Si se traza una recta desde la casa de Aub al café de la Ópera y se extiende sobre el mapa, atravesando una reproducción exacta de cómo eran las ciudades españolas antes del siglo XVII (el llamado Centro Histórico), acaba uno llegando al Zócalo, con su majestuosa bandera de México, que despierta en uno sentimientos distintos a los que se observa a sí mismo cuando pasa por la plaza de Colón de Madrid.
A dos cuadras del monumental escenario donde Hernán Cortés fijó las bases de un ortograma que venía de España para seguir su propio curso en el nuevo Mundo, se encuentra la Iglesia de Jesús Nazareno, donde reposan sus restos según lo dispuesto por el propio Capitán en su testamento. Es Viernes Santo y el templo está abierto. Bajo la atmósfera de ayuno y abstinencia, escuchando las oraciones del cura que oficia la liturgia de la Pasión del Señor, el viajero observa desde su banco la escueta inscripción que sobre un fondo rojo dice Hernán Cortés. 1485–1547, tras la cual supone uno que se hallan los restos tantas veces asediados por distintas banderías, pero que se conservan gracias a las intervenciones de, unas veces, políticos conservadores como Lucas Alamán y, otras, de socialistas exiliados como Indalecio Prieto.

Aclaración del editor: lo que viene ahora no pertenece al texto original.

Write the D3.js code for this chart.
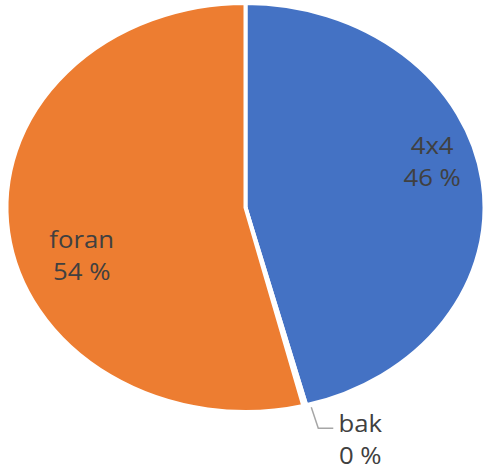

Quizás sea la misma “suerte favorable” que guiaba a los soldados de Hernán Cortés cuando buscaban la “fortuna”, la que haga posible que estos restos se preserven aún. Que sea la misma la que haya operado tras las sindéresis de cada uno de los españoles que han llegado a esta tierra. Si así fuera, resultaría desesperante no asumir, desde la España de hoy, la lección de esta inercia histórica. Vale que España tenga que ser, necesariamente, un campo de batalla. Pero quizás sea México el mejor de los purgatorios para reconducir a tirios y troyanos. “El futuro de España será americano o no será”, dijo el sabio.